以前、「ちり紙」の記事を投稿した。「ちり紙」についてはわかったんだけど、そういえば「ティッシュ」は国語辞典にてどのように扱われているんだろう?
と、思って最初にみてみたのは『新明解』だ(上の写真)。
ティッシュ
一 (金糸・銀糸を織り込んだ)薄地の織物。二 袋や箱に収まっていて、一枚ずつ取り出せるようにした、ちり紙などに用いる薄い紙。
ティッシュとは「袋や箱に収まって」いることが必須であるあたりが面白い。
なお、ライバルの『三省堂国語辞典』はこんな感じ。
ティッシュ(ペーパー)
(名)〔tissue (paper)〕
うすくてやわらかい高級ちり紙。
編纂者が年配の方なのかもしれないな。現代において、「ティッシュ」が「高級」であることもなさそうだし、また「ティッシュ」について「やわらかい」と形容することも少ないように思うのだ(ティッシュはみなやわらかい)。

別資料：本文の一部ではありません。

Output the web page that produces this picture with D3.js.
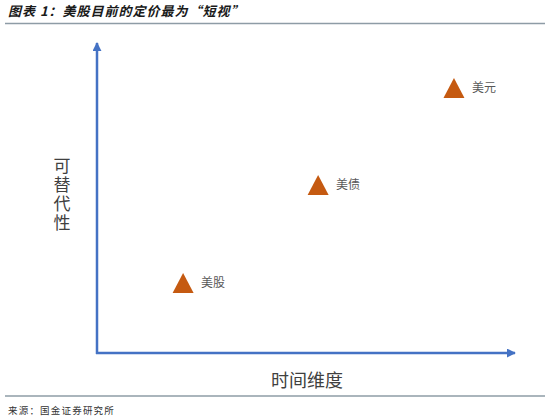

『広辞苑』もやはり歴史的用法(ないし英語のtissue paper)に配慮して語釈する。
ティッシュペーパー【tissue papaer】
薄く柔らかい紙。本の挿絵の上に挟んだり、美術品などの包装に使ったり、また化粧紙・塵紙などに用いる。
最初の方の語釈は英語のtissue paperに引きずられたかな。現代の一般的日本語で、「ティッシュ」を「本の挿絵の上に挟む紙」と認識すること(認識する必要のあること)はほとんどないように思うんだけど。
つまり。
ぼくたちはまだ「ティッシュ」という言葉が日本語に入ってくる過渡期に生きているのかもしれないなあなんて思う。「ティッシュ」を説明するのに、語源的、というか、元来の意味ないし英語の意味に立ち戻らないと説明できない感じ。
あと3回ほど改定すれば、いろんな辞書の「ティッシュ」の語釈も書き直されるのではないかと思う。
と。「ティッシュ」を引くだけで40分ほど遊ばせてもらいました。国語辞典は面白いっすね(^^)。